Miércoles de la XI Semana Ordinaria

2 Cor 9, 6-11

Uno de los elementos que favorecen el crecimiento de la vida espiritual, es la generosidad. Y es que esta tiene una característica: da con alegría. Dar con alegría es una de las muestras más claras de que nuestra caridad es producida por el Espíritu, ya que nos hace ver no solo la necesidad de nuestro hermano, sino que descubre en él a Jesús, quien nos ha dicho que quien ayuda a uno de sus hermanos, a Él mismo lo ayuda.

Si es una sonrisa, nuestro tiempo o nuestros bienes, démoslos con alegría, sabiendo que nuestro Dios es un Dios de amor que no se deja ganar en generosidad y que sea lo que hayamos dado, Él se encargará de restituirnos al 100 por 1. Cada día se nos presentan muchas ocasiones de dar, de ayudar, de servir… no desaprovechemos la oportunidad y hagámoslo con alegría.

Mt 6, 1-6. 16-18

Es propio del hombre la tendencia natural que siente a que se le recompense cuando ha hecho algo bien. Parte de la educación que recibimos de pequeños es por medio de la premiación y del regalo. Un regalo si nos portamos bien, si sacamos buenas notas en el colegio, si nos tomamos la medicina cuando estamos enfermos, etc. Y ya de mayores la mayoría de las veces actuamos para ser vistos por los demás, porque nos gusta llamar la atención en medio de un grupo de amigos o incluso en la propia familia. Y no digamos cuando hemos hecho un acto de beneficencia a otra persona. En estos casos pensamos que todos deben darse cuenta de la grandiosa generosidad con que cuenta el mundo con mi presencia en esta tierra. Nos incluimos dentro de las “7 maravillas del mundo”.

Sin embargo, el evangelio de hoy no enseña completamente lo contrario. Dice que ni siquiera la mano izquierda se debe enterarse de lo que hace la derecha. Parecería una exageración, pero detrás de este evangelio se encuentra la enorme riqueza y el enorme valor de Cristo. Pues, cuando quiere que le ofrezcamos un sacrificio, un acto de generosidad, quiere que se la ofrezcamos sólo a Él y para Él. Lo que llaman algunos “pureza de intención”. Es decir, hacer las cosas sólo por amor a Cristo. Esperando la recompensa no del aplauso de los hombres sino de Dios. Es un aplauso muy silencioso en la tierra pero exageradamente estruendoso en el cielo. Hagamos la prueba buscando no ser vistos y alabados por los hombres la próxima ocasión en que hagamos el bien a una persona.

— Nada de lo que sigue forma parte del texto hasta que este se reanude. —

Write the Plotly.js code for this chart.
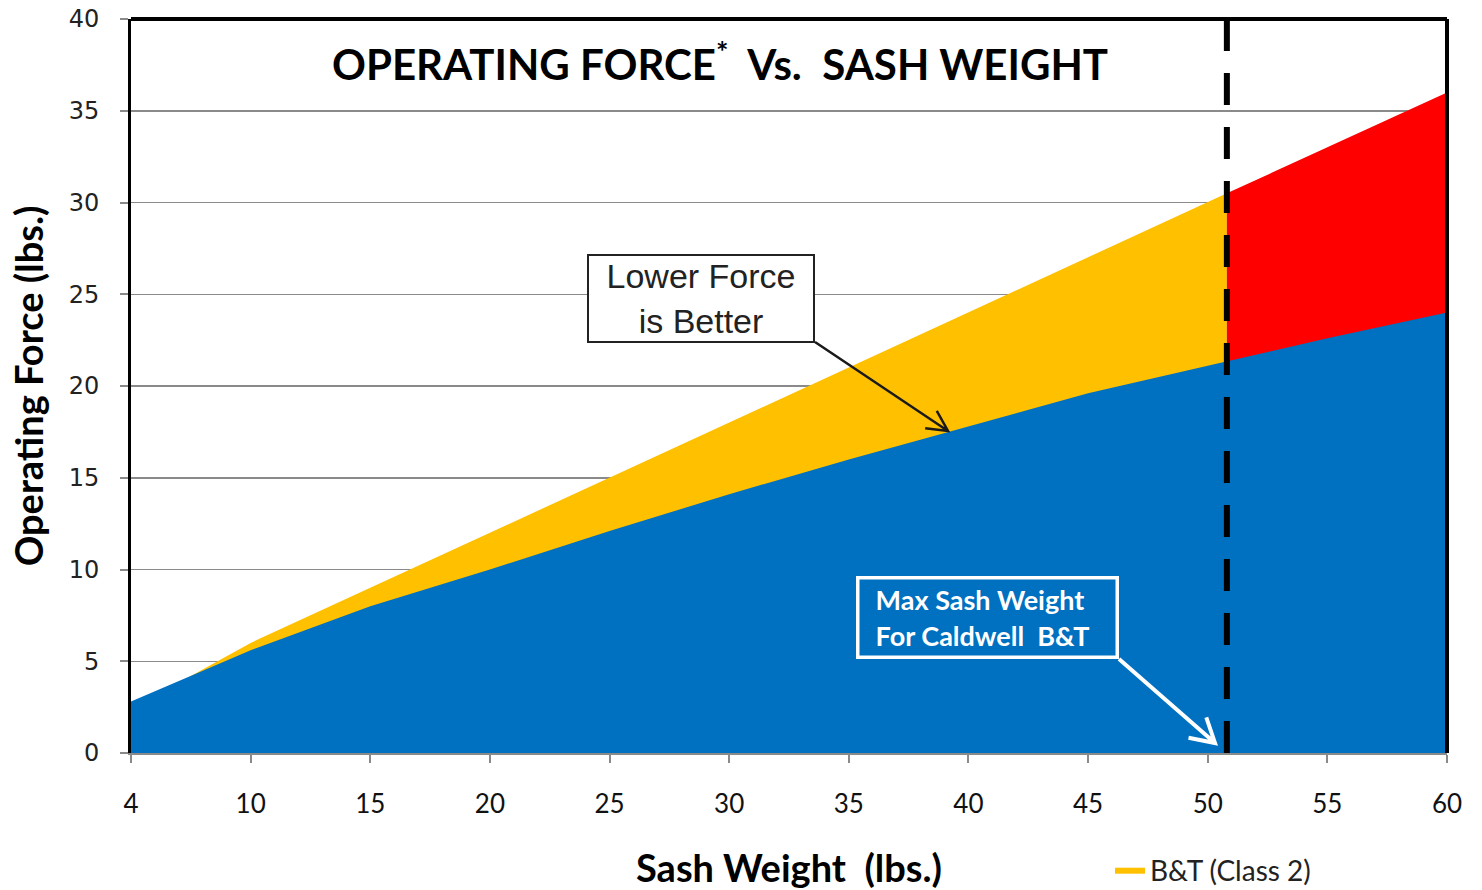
<!DOCTYPE html>
<html>
<head>
<meta charset="utf-8">
<script src="https://cdn.plot.ly/plotly-3.0.1.min.js"></script>
<style>html,body{margin:0;padding:0;background:#fff;}#chart{width:1482px;height:890px;}</style>
</head>
<body>
<div id="chart"></div>
<script>
// ---- data ----
const tickWeights = [4, 10, 15, 20, 25, 30, 35, 40, 45, 50, 55, 60];
const tickLabels  = ['4', '10', '15', '20', '25', '30', '35', '40', '45', '50', '55', '60'];

// blue series (drawn in front)
const blueWeights = [4, 10, 15, 20, 25, 30, 35, 40, 45, 50, 55, 60];
const blueForce   = [2.8, 5.6, 8.0, 10.0, 12.1, 14.1, 16.0, 17.8, 19.6, 21.1, 22.6, 24.0];

// B&T (Class 2) up to the max sash weight
const maxSashWeight = 50.8;
const btWeights = [4, 10, 15, 20, 25, 30, 35, 40, 45, 50, 50.8];
const btForce   = [2.4, 6, 9, 12, 15, 18, 21, 24, 27, 30, 30.5];

// beyond the max sash weight
const overWeights = [50.8, 55, 60];
const overForce   = [30.5, 33, 36];

// The reference uses an evenly spaced category axis (4, 10, 15, ... 60);
// map a weight onto that axis position.
function catPos(w) {
  for (let i = 0; i < tickWeights.length - 1; i++) {
    const a = tickWeights[i], b = tickWeights[i + 1];
    if (w <= b) return i + (w - a) / (b - a);
  }
  return tickWeights.length - 1;
}
const pos = arr => arr.map(catPos);

const traces = [
  {
    x: pos(btWeights), y: btForce, name: 'B&T (Class 2)', type: 'scatter', mode: 'lines',
    fill: 'tozeroy', fillcolor: '#FFC000', line: {width: 0, color: '#FFC000'}, showlegend: true
  },
  {
    x: pos(overWeights), y: overForce, name: 'Over max', type: 'scatter', mode: 'lines',
    fill: 'tozeroy', fillcolor: '#FF0000', line: {width: 0, color: '#FF0000'}, showlegend: false
  },
  {
    x: pos(blueWeights), y: blueForce, name: 'Caldwell', type: 'scatter', mode: 'lines',
    fill: 'tozeroy', fillcolor: '#0070C0', line: {width: 0, color: '#0070C0'}, showlegend: false
  }
];

// ---- layout geometry ----
const W = 1482, H = 890;
const M = {l: 131, r: 35, t: 19, b: 137, autoexpand: false};
const PW = W - M.l - M.r, PH = H - M.t - M.b;
const px2paperX = px => (px - M.l) / PW;
const py2paperY = py => (H - M.b - py) / PH;

// arrow path (shaft + open V head) in paper coordinates, from pixel points
function arrowPath(tail, tip, len, angDeg) {
  const dx = tail[0] - tip[0], dy = tail[1] - tip[1];
  const L = Math.hypot(dx, dy), ux = dx / L, uy = dy / L;
  const a = angDeg * Math.PI / 180;
  const r1 = [ux * Math.cos(a) - uy * Math.sin(a), ux * Math.sin(a) + uy * Math.cos(a)];
  const r2 = [ux * Math.cos(-a) - uy * Math.sin(-a), ux * Math.sin(-a) + uy * Math.cos(-a)];
  const P = p => px2paperX(p[0]).toFixed(5) + ',' + py2paperY(p[1]).toFixed(5);
  const h1 = [tip[0] + r1[0] * len, tip[1] + r1[1] * len];
  const h2 = [tip[0] + r2[0] * len, tip[1] + r2[1] * len];
  return 'M' + P(tail) + ' L' + P(tip) + ' M' + P(h1) + ' L' + P(tip) + ' L' + P(h2);
}

const gridGray = '#8a8a8a';

const layout = {
  width: W, height: H,
  margin: M,
  paper_bgcolor: '#ffffff', plot_bgcolor: '#ffffff',
  title: {
    text: 'OPERATING FORCE<sup>*</sup>\u00a0 Vs.\u00a0\u00a0SASH WEIGHT',
    font: {family: 'Lato', size: 42, color: '#000', weight: 'bold'},
    xref: 'paper', x: px2paperX(720), xanchor: 'center',
    yref: 'container', y: 1 - 65 / H, yanchor: 'middle'
  },
  showlegend: true,
  legend: {
    orientation: 'h',
    xref: 'paper', yref: 'paper',
    x: px2paperX(1110), xanchor: 'left', y: py2paperY(870), yanchor: 'middle',
    font: {family: 'Lato', size: 28, color: '#222'}, bgcolor: 'rgba(0,0,0,0)',
    itemwidth: 30
  },
  xaxis: {
    range: [0, tickWeights.length - 1],
    tickvals: tickWeights.map((w, i) => i), ticktext: tickLabels,
    ticks: 'outside', ticklen: 8, tickwidth: 2, tickcolor: gridGray,
    showline: true, linecolor: gridGray, linewidth: 2,
    showgrid: false, zeroline: false,
    tickfont: {family: 'Lato', size: 26, color: '#111'},
    ticklabelstandoff: 19,
    title: {text: 'Sash Weight\u00a0 (lbs.)', font: {family: 'Lato', size: 38, color: '#000', weight: 'bold'}, standoff: 37}
  },
  yaxis: {
    range: [0, 40], dtick: 5,
    ticks: 'outside', ticklen: 8, tickwidth: 2, tickcolor: gridGray,
    showline: true, linecolor: '#000', linewidth: 3,
    showgrid: true, gridcolor: gridGray, gridwidth: 1.5,
    zeroline: false,
    tickfont: {family: 'DejaVu Sans', size: 24, color: '#222'},
    ticklabelstandoff: 16,
    title: {text: 'Operating Force (lbs.)', font: {family: 'Lato', size: 38, color: '#000', weight: 'bold'}, standoff: 14}
  },
  shapes: [
    {type: 'line', xref: 'paper', yref: 'paper', x0: 0, x1: 1, y0: 1, y1: 1, line: {color: '#000', width: 4}},
    {type: 'line', xref: 'paper', yref: 'paper', x0: 1, x1: 1, y0: 0, y1: 1, line: {color: '#000', width: 4}},
    {type: 'line', xref: 'x', yref: 'paper', x0: catPos(maxSashWeight), x1: catPos(maxSashWeight), y0: 0, y1: 1,
     line: {color: '#000', width: 6, dash: '32px,22px'}},
    {type: 'path', xref: 'paper', yref: 'paper', path: arrowPath([815, 342], [948, 431], 23, 27),
     line: {color: '#1a1a1a', width: 2.5}},
    {type: 'path', xref: 'paper', yref: 'paper', path: arrowPath([1119, 659], [1215, 743], 27, 30),
     line: {color: '#ffffff', width: 4}}
  ],
  annotations: [
    {
      xref: 'paper', yref: 'paper', x: px2paperX(701), y: py2paperY(298),
      xanchor: 'center', yanchor: 'middle', showarrow: false,
      text: 'Lower Force<br>is Better', align: 'center',
      font: {family: 'Liberation Sans', size: 34, color: '#222'},
      bgcolor: '#ffffff', bordercolor: '#222', borderwidth: 2, borderpad: 1,
      width: 222, height: 83
    },
    {
      xref: 'paper', yref: 'paper', x: px2paperX(987.5), y: py2paperY(617.5),
      xanchor: 'center', yanchor: 'middle', showarrow: false,
      text: '\u00a0\u00a0Max Sash Weight<br>\u00a0\u00a0For Caldwell\u00a0 B&amp;T', align: 'left',
      font: {family: 'Lato', size: 27, color: '#ffffff', weight: 'bold'},
      bgcolor: '#0070C0', bordercolor: '#ffffff', borderwidth: 3.5, borderpad: 3,
      width: 250, height: 70
    }
  ]
};

Plotly.newPlot('chart', traces, layout, {displayModeBar: false, staticPlot: true});
</script>
</body>
</html>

Ante estas palabras de Jesús, sería interesante el preguntarnos el motivo de nuestras acciones, ¿qué es lo que está detrás de nuestra caridad, de nuestro servicio? Y es que es triste que dada la fragilidad de nuestra vida, muchas veces nos sintamos impulsados a servir, o a hacer la caridad por motivos muy lejanos a la vida evangélica. Muchas veces se sirve al patrón, al supervisor, incluso a nuestros mismos padres, solo por motivos de conveniencia, siempre buscando qué ventaja puedo tener de mi acción. Muchas veces la caridad que hacemos a nuestros hermanos necesitados tiene un trasfondo egotista o utilitarista que en nada se parece al que nos propone Jesús. Todas nuestras acciones, no solo las espirituales, como las que nos propone el evangelio de hoy, deben tener como única motivación Dios y el amor a los hermanos.

Cuando esto es una realidad, de ordinario se sirve con mucha discreción, pues lo importante no es que los otros lo vean, sino que nuestra acción verdaderamente ayude a los demás. Esto si bien es una gracias, es también un ejercicio.

Busquemos que nuestra caridad y servicio sean por amor, de manera que solo Dios lo vea, pues de esta manera nuestra recompensa nos la dará Dios y no los hombres.